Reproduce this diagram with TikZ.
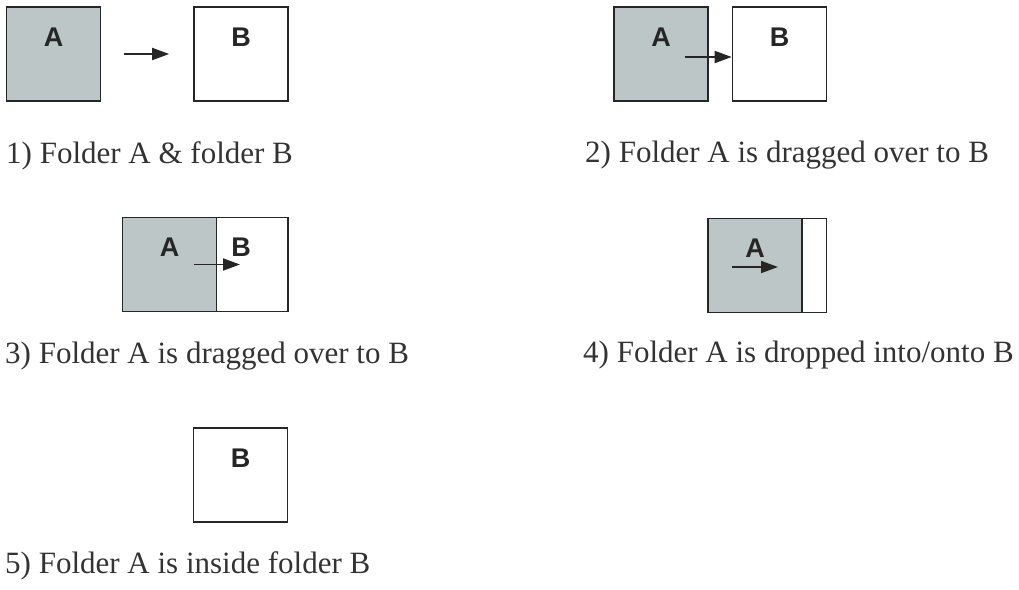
\documentclass[tikz,border=0pt]{standalone}
\usepackage{fontspec}
\setmainfont{Liberation Serif}
\newfontfamily\boxfont{Liberation Sans}
\usetikzlibrary{arrows.meta,positioning}
\definecolor{foldergray}{RGB}{188,198,198}
\tikzset{
  folder/.style={rectangle,draw=black!85,line width=1.6pt,
    minimum width=94pt,minimum height=94pt,inner sep=0pt,fill=white},
  foldera/.style={folder,fill=foldergray},
  letter/.style={font=\boxfont\bfseries\fontsize{27}{27}\selectfont,
    text=black!85,inner sep=0pt},
  caption/.style={font=\fontsize{31}{31}\selectfont,text=black!80,
    anchor=base west,inner sep=0pt},
  drag/.style={-{Triangle[length=17pt,width=12pt]},line width=1.8pt,
    draw=black!85}}

\begin{document}
\begin{tikzpicture}[x=1pt,y=-1pt]
  \useasboundingbox (0,0) rectangle (1019,589);

  % 1) two folders
  \node[foldera] (fa1) at (53.5,54) {};
  \node[folder] (fb1) at (241,54) {};
  \node[letter] (la1) at ([yshift=17pt]fa1.center) {A};
  \node[letter] (lb1) at ([yshift=17pt]fb1.center) {B};
  \draw[drag,shorten <=23pt,shorten >=24pt] (fa1) -- (fb1);
  \node[caption] (cap1) at (6,163) {1) Folder A \& folder B};

  % 2) A next to B
  \node[foldera] (fa2) at (661,54) {};
  \node[folder] (fb2) at (779.5,54) {};
  \node[letter] (la2) at ([yshift=17pt]fa2.center) {A};
  \node[letter] (lb2) at ([yshift=17pt]fb2.center) {B};
  \coordinate (s2) at ([xshift=24pt,yshift=-3pt]fa2.center);
  \draw[drag] (s2) -- (s2 -| fb2.west);
  \node[caption] (cap2) at (585,162) {2) Folder A is dragged over to B};

  % 3) A over part of B
  \node[folder] (fb3) at (241,264.5) {};
  \node[foldera] (fa3) at (169.5,264.5) {};
  \node[letter] (la3) at ([yshift=17pt]fa3.center) {A};
  \node[letter] (lb3) at ([yshift=17pt]fb3.center) {B};
  \coordinate (s3) at ([xshift=24pt]fa3.center);
  \coordinate (e3) at ([xshift=-1pt]fb3.center);
  \draw[drag] (s3) -- (e3);
  \node[caption] (cap3) at (5,363) {3) Folder A is dragged over to B};

  % 4) A dropped onto B
  \node[folder] (fb4) at (779.5,265.5) {};
  \node[foldera] (fa4) at (755,265.5) {};
  \node[letter] (la4) at ([yshift=17pt]fa4.center) {A};
  \coordinate (s4) at ([xshift=-23pt,yshift=-1.5pt]fa4.center);
  \coordinate (e4) at ([xshift=23pt,yshift=-1.5pt]fa4.center);
  \draw[drag] (s4) -- (e4);
  \node[caption] (cap4) at (583,362) {4) Folder A is dropped into/onto B};

  % 5) only B left
  \node[folder] (fb5) at (240.5,475) {};
  \node[letter] (lb5) at ([yshift=17pt]fb5.center) {B};
  \node[caption] (cap5) at (5,573) {5) Folder A is inside folder B};
\end{tikzpicture}
\end{document}
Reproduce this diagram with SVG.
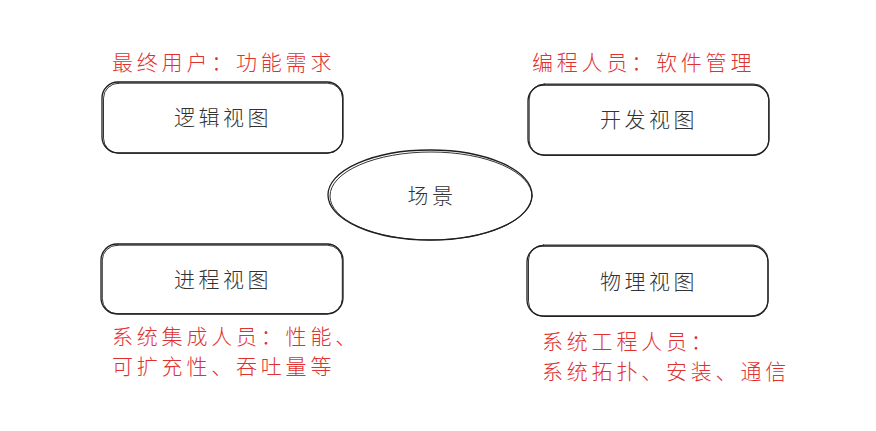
<svg xmlns="http://www.w3.org/2000/svg" width="876" height="431" viewBox="0 0 876 431">
<style>
.box{fill:none;stroke:#1e1e1e;stroke-width:1.3;stroke-linecap:round}
.box2{fill:none;stroke:#1e1e1e;stroke-width:0.9;stroke-linecap:round}
.t{font-family:"Noto Sans CJK SC",sans-serif;font-size:21px;font-weight:300;fill:#333;text-anchor:middle;letter-spacing:3.5px}
.r{font-family:"Noto Sans CJK SC",sans-serif;font-size:21px;font-weight:300;fill:#e03131;letter-spacing:3.8px}
</style>
<rect width="876" height="431" fill="#fff"/>
<g id="logic">
<rect class="box" x="102" y="82" width="241" height="71" rx="16"/>
<rect class="box2" x="103.5" y="83.2" width="239" height="70" rx="15"/>
<text class="t" x="223" y="125">逻辑视图</text>
</g>
<g id="dev">
<rect class="box" x="528" y="85" width="241" height="70" rx="16"/>
<rect class="box2" x="529.2" y="84" width="239.5" height="71.5" rx="15"/>
<text class="t" x="649" y="127">开发视图</text>
</g>
<g id="process">
<rect class="box" x="101" y="244" width="242" height="70" rx="16"/>
<rect class="box2" x="102.3" y="245.2" width="240" height="68.5" rx="15"/>
<text class="t" x="223" y="287">进程视图</text>
</g>
<g id="physical">
<rect class="box" x="527" y="246" width="241" height="70" rx="16"/>
<rect class="box2" x="528.5" y="245" width="239.5" height="71.5" rx="15"/>
<text class="t" x="649" y="289">物理视图</text>
</g>
<g id="scene">
<ellipse class="box" cx="430" cy="195" rx="102" ry="45"/>
<ellipse class="box2" cx="431" cy="196" rx="101" ry="44"/>
<text class="t" x="432" y="203">场景</text>
</g>
<g id="labels">
<text class="r" x="112" y="70">最终用户：功能需求</text>
<text class="r" x="532" y="70">编程人员：软件管理</text>
<text class="r" x="112" y="344">系统集成人员：性能、</text>
<text class="r" x="112" y="374">可扩充性、吞吐量等</text>
<text class="r" x="542" y="349">系统工程人员：</text>
<text class="r" x="542" y="379">系统拓扑、安装、通信</text>
</g>
<g id="connectors"></g>
</svg>
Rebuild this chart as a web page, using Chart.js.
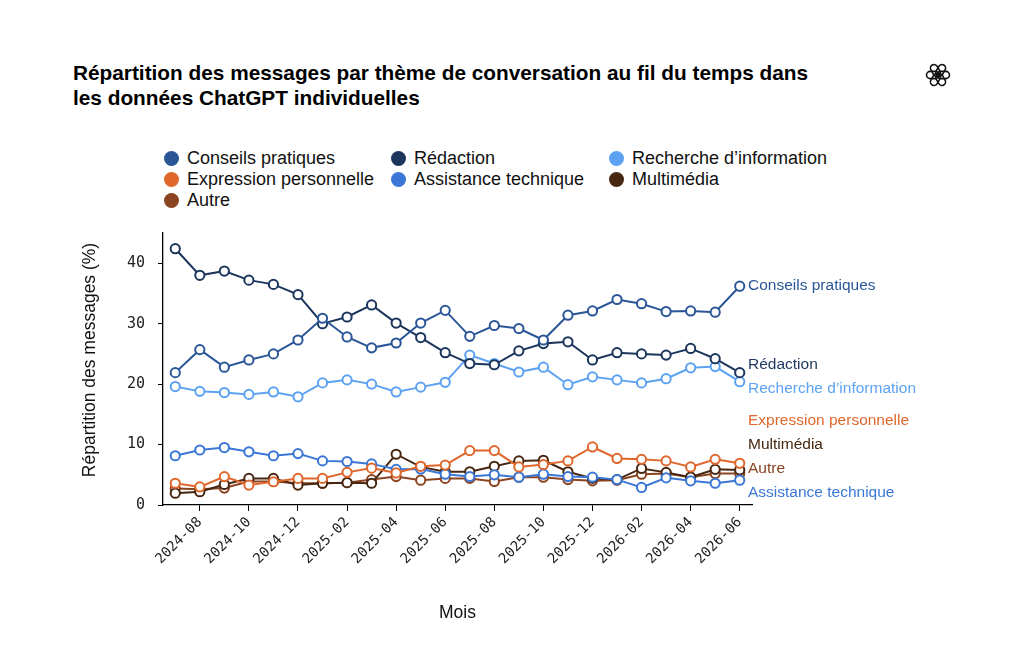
<!DOCTYPE html>
<html>
<head>
<meta charset="utf-8">
<script src="https://cdn.jsdelivr.net/npm/chart.js@4"></script>
<style>
  body { margin: 0; background: #fff; font-family: "Liberation Sans", Arial, sans-serif; }
  #wrap { position: relative; width: 1024px; height: 662px; overflow: hidden; }
  #title { position: absolute; left: 73px; top: 60px; font-size: 20.8px; font-weight: bold; line-height: 25px; color: #000; }
  #logo { position: absolute; left: 924px; top: 61px; }
  #legend { position: absolute; left: 0; top: 0; }
  .item { position: absolute; display: flex; align-items: center; font-size: 18px; color: #111; white-space: nowrap; }
  .dot { width: 15px; height: 15px; border-radius: 50%; margin-right: 8px; }
  canvas { position: absolute; left: 0; top: 0; }
</style>
</head>
<body>
<div id="wrap">
  <div id="title">Répartition des messages par thème de conversation au fil du temps dans<br>les données ChatGPT individuelles</div>
  <svg id="logo" width="28" height="28" viewBox="-14 -14 28 28"></svg>
  <div id="legend"></div>
  <canvas id="myChart" width="1024" height="662"></canvas>
</div>
<script>
// months on the x axis
let months = ['2024-07', '2024-08', '2024-09', '2024-10', '2024-11', '2024-12',
  '2025-01', '2025-02', '2025-03', '2025-04', '2025-05', '2025-06',
  '2025-07', '2025-08', '2025-09', '2025-10', '2025-11', '2025-12',
  '2026-01', '2026-02', '2026-03', '2026-04', '2026-05', '2026-06']

// share of messages (%) per theme
let conseils = [21.9, 25.7, 22.8, 24.0, 25.0, 27.3, 30.9, 27.8, 26.0, 26.8, 30.1, 32.2, 27.9, 29.7, 29.2, 27.3, 31.4, 32.1, 34.0, 33.3, 32.0, 32.1, 31.9, 36.2]
let redaction = [42.4, 38.0, 38.7, 37.2, 36.5, 34.8, 30.0, 31.1, 33.1, 30.1, 27.7, 25.2, 23.4, 23.2, 25.5, 26.7, 27.0, 24.0, 25.2, 25.0, 24.8, 25.9, 24.2, 21.9]
let recherche = [19.6, 18.8, 18.6, 18.3, 18.7, 17.9, 20.2, 20.7, 20.0, 18.7, 19.5, 20.3, 24.8, 23.4, 22.0, 22.8, 19.9, 21.2, 20.7, 20.2, 20.9, 22.7, 22.9, 20.4]
let expression = [3.6, 3.0, 4.7, 3.3, 3.85, 4.4, 4.4, 5.4, 6.1, 5.3, 6.4, 6.6, 9.0, 9.0, 6.3, 6.7, 7.3, 9.6, 7.7, 7.55, 7.3, 6.3, 7.55, 6.9]
let assistance = [8.15, 9.1, 9.5, 8.8, 8.15, 8.5, 7.3, 7.2, 6.8, 5.9, 5.95, 5.1, 4.7, 5.0, 4.6, 5.1, 4.7, 4.6, 4.2, 2.9, 4.5, 4.0, 3.6, 4.1]
let multimedia = [1.95, 2.2, 3.4, 4.4, 4.4, 3.3, 3.6, 3.7, 3.6, 8.4, 6.3, 5.5, 5.5, 6.4, 7.3, 7.4, 5.5, 4.4, 4.2, 6.05, 5.4, 4.6, 5.9, 5.8]
let autre = [2.75, 2.6, 2.8, 3.9, 3.9, 3.6, 3.6, 3.7, 4.2, 4.7, 4.1, 4.4, 4.4, 3.9, 4.6, 4.6, 4.2, 4.0, 4.1, 5.1, 5.2, 4.6, 5.2, 5.2]

let seriesNames = ['Conseils pratiques', 'Rédaction', 'Recherche d\u2019information',
  'Expression personnelle', 'Assistance technique', 'Multimédia', 'Autre']
let seriesValues = [conseils, redaction, recherche, expression, assistance, multimedia, autre]
let seriesColors = ['#2a5698', '#1b355c', '#5da2f2', '#e0672c', '#3a77d6', '#472711', '#8b4422']

// y ticks
let yTicks = [0, 10, 20, 30, 40]

let sansFont = '"Liberation Sans", Arial, sans-serif'
let monoFont = '"DejaVu Sans Mono", monospace'

// openai-ish logo
let logo = document.getElementById('logo')
for (let k = 0; k < 6; k++) {
  let r = document.createElementNS('http://www.w3.org/2000/svg', 'rect')
  r.setAttribute('x', -3.6); r.setAttribute('y', -11.5)
  r.setAttribute('width', 7.2); r.setAttribute('height', 12.5); r.setAttribute('rx', 3.6)
  r.setAttribute('transform', 'rotate(' + (k * 60 + 30) + ')')
  r.setAttribute('fill', 'none'); r.setAttribute('stroke', '#111'); r.setAttribute('stroke-width', 1.6)
  logo.appendChild(r)
}

// html legend, 3 columns
let colX = [164, 391, 609]
let rowY = [158, 179, 200]
seriesNames.forEach((name, i) => {
  let el = document.createElement('div')
  el.className = 'item'
  el.style.left = colX[i % 3] + 'px'
  el.style.top = (rowY[Math.floor(i / 3)] - 10) + 'px'
  el.style.height = '20px'
  el.innerHTML = `<span class="dot" style="background:${seriesColors[i]}"></span><span>${name}</span>`
  document.getElementById('legend').appendChild(el)
})

// labels at the end of each line, spread apart so they don't collide
const endLabels = {
  id: 'endLabels',
  afterDatasetsDraw(chart) {
    let ctx = chart.ctx
    let area = chart.chartArea
    let yScale = chart.scales.y
    let gap = 24
    let items = chart.data.datasets.map((ds, i) => ({
      text: ds.label, color: ds.borderColor,
      y: yScale.getPixelForValue(ds.data[ds.data.length - 1])
    }))
    items.sort((a, b) => a.y - b.y)
    let clusters = items.map(it => ({ items: [it], top: it.y }))
    let merged = true
    while (merged) {
      merged = false
      for (let i = 0; i < clusters.length - 1; i++) {
        let a = clusters[i], b = clusters[i + 1]
        let aEnd = a.top + (a.items.length - 1) * gap
        if (b.top - aEnd < gap) {
          let all = a.items.concat(b.items)
          let mean = all.reduce((s, it) => s + it.y, 0) / all.length
          clusters.splice(i, 2, { items: all, top: mean - (all.length - 1) * gap / 2 })
          merged = true
          break
        }
      }
    }
    let maxY = area.bottom - 12
    ctx.save()
    ctx.font = '15.5px ' + sansFont
    ctx.textBaseline = 'middle'
    ctx.textAlign = 'left'
    clusters.forEach(c => {
      let end = c.top + (c.items.length - 1) * gap
      if (end > maxY) c.top -= end - maxY
      c.items.forEach((it, j) => {
        ctx.fillStyle = it.color
        ctx.fillText(it.text, area.right - 4, c.top + j * gap)
      })
    })
    ctx.restore()
  }
}

// rotated y axis title
const yTitle = {
  id: 'yTitle',
  afterDraw(chart) {
    let ctx = chart.ctx
    ctx.save()
    ctx.translate(90, 360)
    ctx.rotate(-Math.PI / 2)
    ctx.font = '17.5px ' + sansFont
    ctx.fillStyle = '#111'
    ctx.textAlign = 'center'
    ctx.textBaseline = 'middle'
    ctx.fillText('Répartition des messages (%)', 0, 0)
    ctx.restore()
  }
}

let canvas = document.getElementById('myChart')
let chartCtx = canvas.getContext('2d')

let myLineChart = new Chart(chartCtx, {
  type: 'line',
  data: {
    labels: months,
    datasets: seriesNames.map((name, i) => ({
      label: name,
      data: seriesValues[i],
      borderColor: seriesColors[i],
      backgroundColor: '#ffffff',
      pointBackgroundColor: '#ffffff',
      pointBorderColor: seriesColors[i],
      pointRadius: 4.6,
      pointBorderWidth: 2,
      borderWidth: 2,
      tension: 0,
      fill: false
    }))
  },
  plugins: [endLabels, yTitle],
  options: {
    responsive: false,
    animation: false,
    layout: { padding: { left: 75, right: 272, top: 233, bottom: 30 } },
    plugins: { legend: { display: false }, tooltip: { enabled: false } },
    scales: {
      x: {
        offset: true,
        grid: { drawOnChartArea: false, tickLength: 6, color: '#000', offset: false },
        border: { color: '#000', width: 1.3 },
        ticks: {
          autoSkip: false, maxRotation: 45, minRotation: 45,
          color: '#222', font: { size: 14, family: monoFont },
          callback: function (v, i) { return i % 2 == 1 ? months[i] : null }
        },
        title: {
          display: true, text: 'Mois', color: '#111',
          font: { size: 17.5, family: sansFont },
          padding: { top: 4, bottom: 8 }
        },
        afterFit: (scale) => { scale.height = 662 - 30 - 505 }
      },
      y: {
        min: 0, max: 45,
        grid: { drawOnChartArea: false, tickLength: 5, color: '#000' },
        border: { color: '#000', width: 1.3 },
        afterBuildTicks: (scale) => { scale.ticks = yTicks.map(v => ({ value: v })) },
        ticks: {
          padding: 13, color: '#222',
          font: { size: 15, family: monoFont }
        },
        title: { display: false },
        afterFit: (scale) => { scale.width = 88 }
      }
    }
  }
})
</script>
</body>
</html>
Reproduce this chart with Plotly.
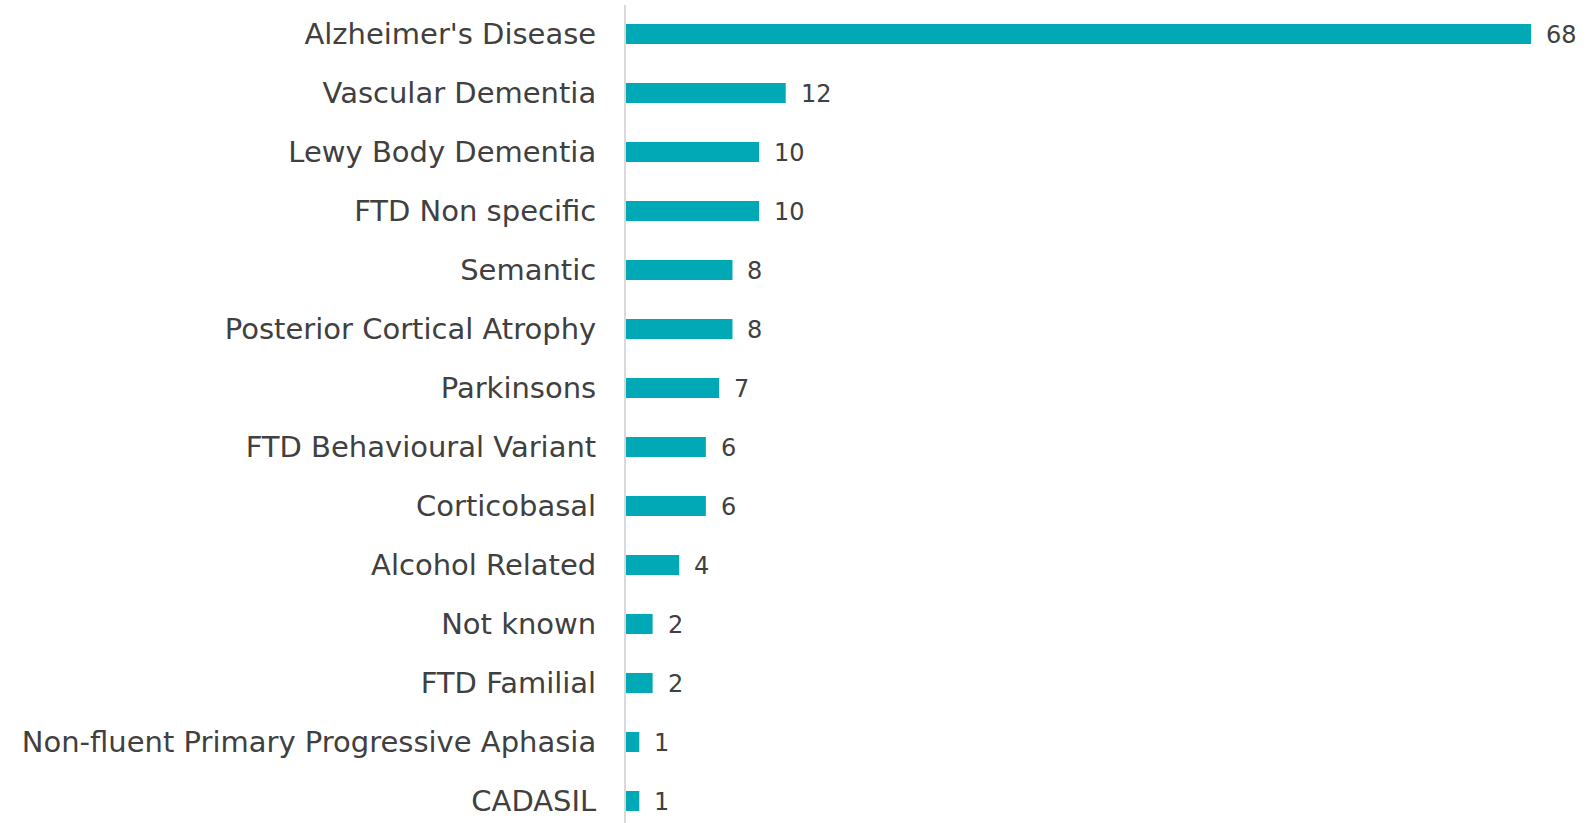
import plotly.graph_objects as go

categories = ["Alzheimer's Disease", "Vascular Dementia", "Lewy Body Dementia", "FTD Non specific",
              "Semantic", "Posterior Cortical Atrophy", "Parkinsons", "FTD Behavioural Variant",
              "Corticobasal", "Alcohol Related", "Not known", "FTD Familial",
              "Non-fluent Primary Progressive Aphasia", "CADASIL"]
values = [68, 12, 10, 10, 8, 8, 7, 6, 6, 4, 2, 2, 1, 1]

BAR = "#00A9B5"
TXT = "#404040"
FONT = "Verdana, DejaVu Sans, sans-serif"

fig = go.Figure(go.Bar(
    x=values, y=categories, orientation="h",
    marker=dict(color=BAR, line=dict(width=0)),
    width=0.34,
))

for c, v in zip(categories, values):
    fig.add_annotation(x=v, y=c, text=str(v), showarrow=False, xanchor="left",
                       xshift=13, yshift=-1, font=dict(size=24, color=TXT, family=FONT))

fig.update_layout(
    width=1587, height=823,
    margin=dict(l=626, r=0, t=5, b=0),
    paper_bgcolor="white", plot_bgcolor="white",
    showlegend=False,
    font=dict(family=FONT, color=TXT),
    xaxis=dict(range=[0, 72.2], visible=False, showgrid=False, zeroline=False),
    yaxis=dict(type="category", range=[13.373, -0.4915], showgrid=False, zeroline=False,
               showline=True, linecolor="#d9d9d9", linewidth=2,
               ticks="", ticklabelstandoff=22,
               tickfont=dict(size=29, color=TXT, family=FONT)),
)

fig.write_html("out.html")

========================================

**TASK STATEMENT:**
Set down exactly the lines above, from the line containing "Reproduce this chart with Plotly." through the line containing "font=dict(size=24, color=TXT, family=FONT))". Skip the pictures.

**FINISHED EXERCISE:**
Reproduce this chart with Plotly.
import plotly.graph_objects as go

categories = ["Alzheimer's Disease", "Vascular Dementia", "Lewy Body Dementia", "FTD Non specific",
              "Semantic", "Posterior Cortical Atrophy", "Parkinsons", "FTD Behavioural Variant",
              "Corticobasal", "Alcohol Related", "Not known", "FTD Familial",
              "Non-fluent Primary Progressive Aphasia", "CADASIL"]
values = [68, 12, 10, 10, 8, 8, 7, 6, 6, 4, 2, 2, 1, 1]

BAR = "#00A9B5"
TXT = "#404040"
FONT = "Verdana, DejaVu Sans, sans-serif"

fig = go.Figure(go.Bar(
    x=values, y=categories, orientation="h",
    marker=dict(color=BAR, line=dict(width=0)),
    width=0.34,
))

for c, v in zip(categories, values):
    fig.add_annotation(x=v, y=c, text=str(v), showarrow=False, xanchor="left",
                       xshift=13, yshift=-1, font=dict(size=24, color=TXT, family=FONT))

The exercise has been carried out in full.